The problem is, Holloway was in
this situation once before and failed to deliver. In 1991, he ran for governor
as a principled conservative alternative to populist conservative former state
Rep. David Duke and sitting (like McAllister in unreliability to conservatism,
but unlike him in personal comportment) Gov. Buddy
Roemer. He racked up a measly 5 percent of the vote and was unable to
prevent Republicans from, if not helped produce (by taking votes from Roemer)
their experiencing the nightmare runoff scenario of Duke vs. former Gov. Edwin
Edwards. And this time, ensconced in one of the lesser vote-rich portions
of the district, he’ll have to compete around that southern portion with the
first candidate to enter, former Grant Parish District Attorney Ed Tarpley.

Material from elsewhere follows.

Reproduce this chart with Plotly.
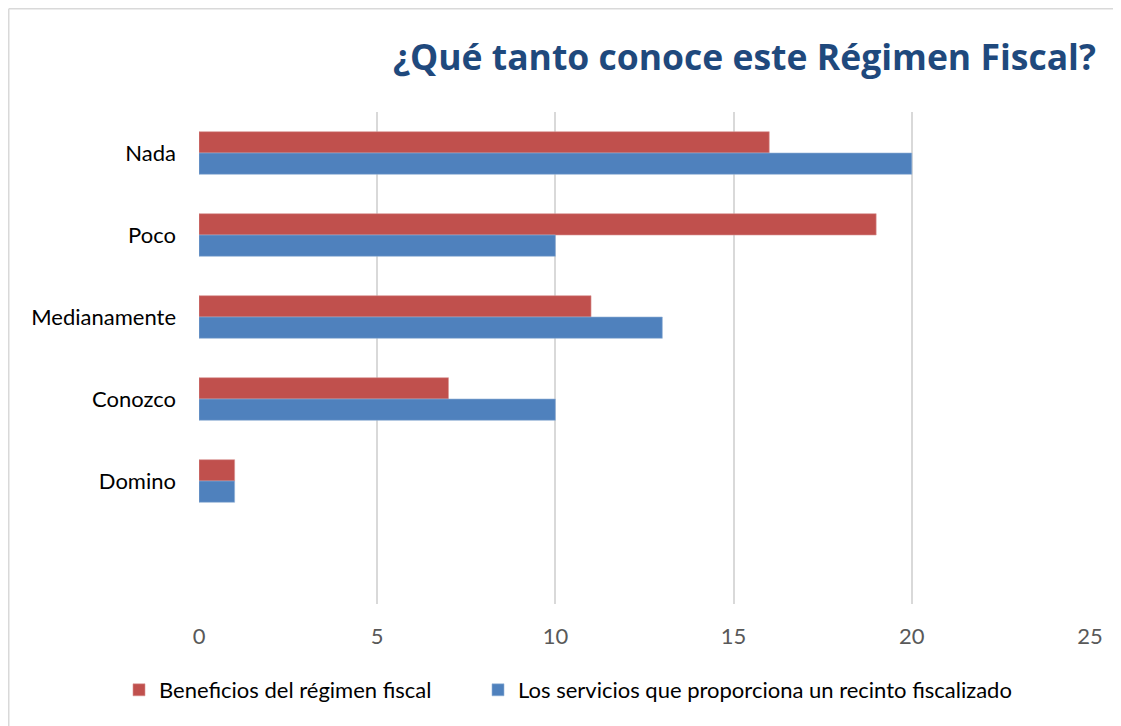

Republicans’ day already had
gotten worse when Monroe attorney Jeff
Guerriero, who ran well in a state senator race in 2011 and lent himself almost
as much as Holloway has now sitting idle in a state campaign account that he
can finesse towards spending on a federal campaign, jumped in. These unexpected
entrants will take few voters from McAllister and mostly cannibalize from the others,
only increasing his odds of making the runoff and of bringing about the GOP’s
nightmare scenario.
So Holloway is unlikely the
candidate that can surpass McAllister, but is a candidate who can dilute
support for others who otherwise could. That reality seems lost upon him in
what appears to be a messianic fantasy. He thinks he can “save” the party from
McAllister, when it is more likely his campaigning will contribute to
McAllister probably retaining his job. And it is worth pondering that Holloway
did endorse McAllister last time when he was defeated by him.